Ora, no entender da acusação, para as motorizadas da marca Dayun houve uma clara subfacturação, na medida em que o custo médio da mesma motorizada na Cidade de Tete era de 48.000,00Mts, à data dos factos. Investigadores do GPCCCT estimam que só nesta operação o actual primeiro secretário da Frelimo em Tete e seus comparsas tenham lesado o Estado em mais de 731.260 meticais.
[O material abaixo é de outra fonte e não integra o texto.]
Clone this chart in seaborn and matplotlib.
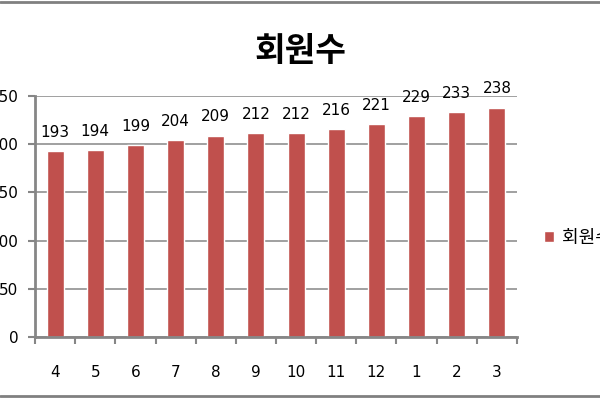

Ainda, referente à contratação pública, entre outros pagamentos de bens e serviços, no ano de 2019, a Secretaria Distrital de Chiúta pagou e adquiriu bens consumíveis de escritório e informático à empresa Mbuluma MB e F, Lda, num valor total de 467.422 meticais. No ano de 2021, a Secretaria Distrital de Chiúta, através do regime de concurso por cotação, contratou e pagou, por três vezes distintas, à empresa Mbuluma MB e F, Lda, para o fomecimento de material de Higiene e Limpeza, no valor de 39.444,25Mts; o fornecimento de aparelhos de Ar-condicionado, no valor de 115.000,00Mts e; para manutenção de aparelhos informáticos, no valor de 49.969,39Mts

Sucede que o co-arguido Raimundo Cebola, que inclusive fazia parte dos membros do Júri, como vogal, é sócio da empresa Mbuluma MB e F, Lda.

Jemusse viciou concurso para admitir sua esposa

O actual secretário da Frelimo em Tete vai ainda acusado da prática de nepotismo, por ter admitido em circunstâncias estranhas a sua própria esposa, com quem vive em comunhão de mesa e cama, de nome Madalena Fraqueza.

Para lograr os seus intentos, forjaram assinatura do primeiro classificado para simularem a sua desistência, de modo a beneficiarem a esposa do então administrador de Chiúta na vaga de assistente técnica. O seu contrato teve início no mês de Outubro do ano de 2021 e foi suspenso no mês de Maio do corrente ano, tendo já sido pago um valor total de 46.587,79Mts.

“O arguido Gonçalves João Jemusse, na sua qualidade de dirigente máximo do Governo do Distrito, tinha conhecimento e consentiu naquela viciação do processo de concurso para benefício próprio e de terceiro a si ligado e bem assim autorizou. Assim agiu, pois a cidadã Madalena Francisco Baptone Fraqueza é sua companheira, com quem vive em união de facto. Portanto, tinham interesses pessoais em todo este processo”, sublinha o Ministério Público.

No entender do Ministério Público, há fortes indícios de o primeiro secretário da Frelimo em Tete, Gonçalves Jemusse, ter cometido dois Crimes de Peculato, dois crimes de Abuso de cargo ou função, Outro Crime de Falsificação de documentos e Outro Crime de pagamento de remuneração indevida.

Já Raimundo Eduardo Cebola é acusado de Um Crime de Peculato, Outro Crime de Falsificação de documentos, abuso de cargo ou função e Participação económica em negócio. Os restantes arguidos também vão acusados dos mesmos tipos de crimes à excepção do último.

O Ministério Público considera que agrava a responsabilidade criminal dos arguidos, as circunstâncias (premeditação), pacto entre mais de duas pessoas, violação do dever inerente a seu cargo (especial obrigação de não cometer) e concurso de crimes. Atenua a responsabilidade criminal dos arguidos obom comportamento anterior e a apresentação voluntária às autoridades.

O Ministério Público manteve os arguidos em liberdade, contudo havendo o risco de dispersão de património e ao fim do processo não exista dinheiro ou bens para o ressarcimento ao Estado e até ao pagamento da pena pecuniária, todos foram obrigados a pagarem uma caução económica que varia de 400 mil meticais a 20 mil meticais a serem pagos num prazo de 60 dias.

No fim, o Ministério Público pediu uma condenação em multa no valor de  344.0l9 meticais ao primeiro secretário da Frelimo em Tete, Gonçalves Jemusse, enquanto os restantes co-arguidos deverão pagar coimas que variam de 294 mil a sete mil para indemnizarem o Estado pelos danos.

Diante deste cenário, a pergunta que não quer calar é: sendo o partido dirigido por um indivíduo de índole duvidosa e com experiência na prática de corrupção, a quantas andam as contas do partido em Tete?